In her book Landmarks, Author Margaret Silf points out that in the spiritual life “perhaps we only begin to understand the nature of our imprisonment when we have at least begun to be feed from it…”
She reflects on her life in Berlin during the Cold War era, in a “run-down inner city area, less than fifty meters from the Wall. We were often awakened at night by the sound of shots and the flash of flares.” A blockade prevented the normal flow of traffic along any of the three land routes between West Berlin and West Germany. The only way to travel beyond the city was to use one of three air corridors to the west.
Margaret writes, “Apart from that, Berlin at this time could be encapsulated in the Underground map. A network of streets and squares and junctions named after unknown, and, for me, unimaginable places in the lost hinterland of East Germany.” It never occurred to her that these were anything more than “names on a street plan.” Whenever she traveled the West Berlin underground anywhere, within a half hour she would hear: “This is the end of the line. Please leave the train.”

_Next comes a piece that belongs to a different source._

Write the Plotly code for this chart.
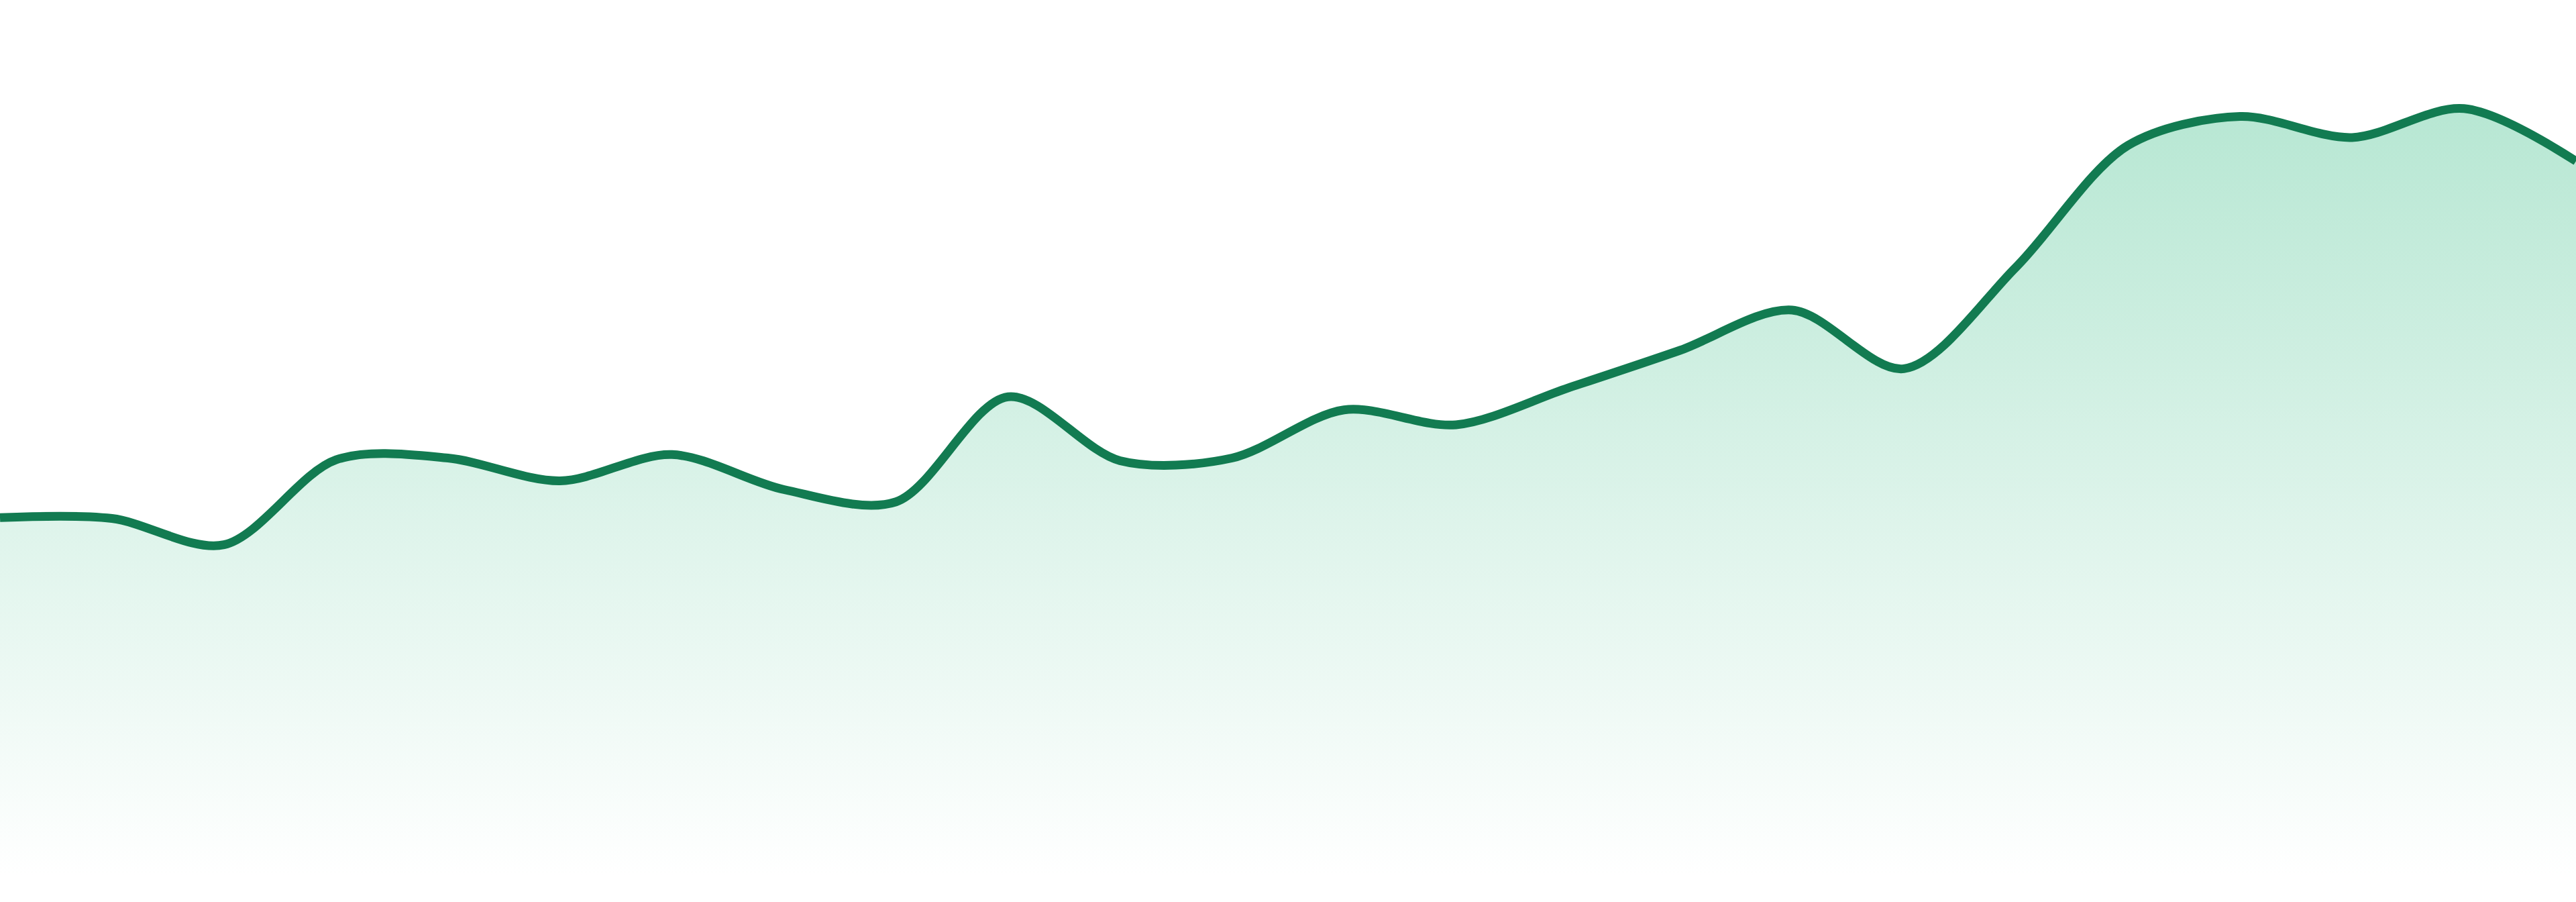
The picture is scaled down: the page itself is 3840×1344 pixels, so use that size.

She recalls, “This memory of Berlin returned to me very vividly one day. Suddenly I could see myself in this beleaguered, harassed city. That was exactly how I felt, when I started to realize my separateness from God…Only the air corridors of my prayer open up a slender connection to my eternal reality.”
In Eternal Echoes, John O’Donohue writes, “Each one of us wants to belong. No one wants to live a life that is cut off or isolated…One of the great dreams of humanity is the founding of a perfect community where longing and belonging would come into sublime response.”
And so it is with the realm of God so deeply longed for, that perfect community. We have scarcely a map to go by—only the wild shouting of a desert-worn prophet and a way of love offered by a Savior. Yet we haven’t seen or walked its streets, have not experienced in our lives the peaceable Kingdom where the wolf shall live with the lamb, where the nursing child plays over the den of the asp, where the lion shall eat straw like the ox, where justice and integrity and decency reign.
In her book, Margaret Silf asks, “what if that shadowy mystery beyond the span of our years turns out to be the real country, to which our earthly days are just fragmented signposts?”
Indeed, how would we live then? How would we live then?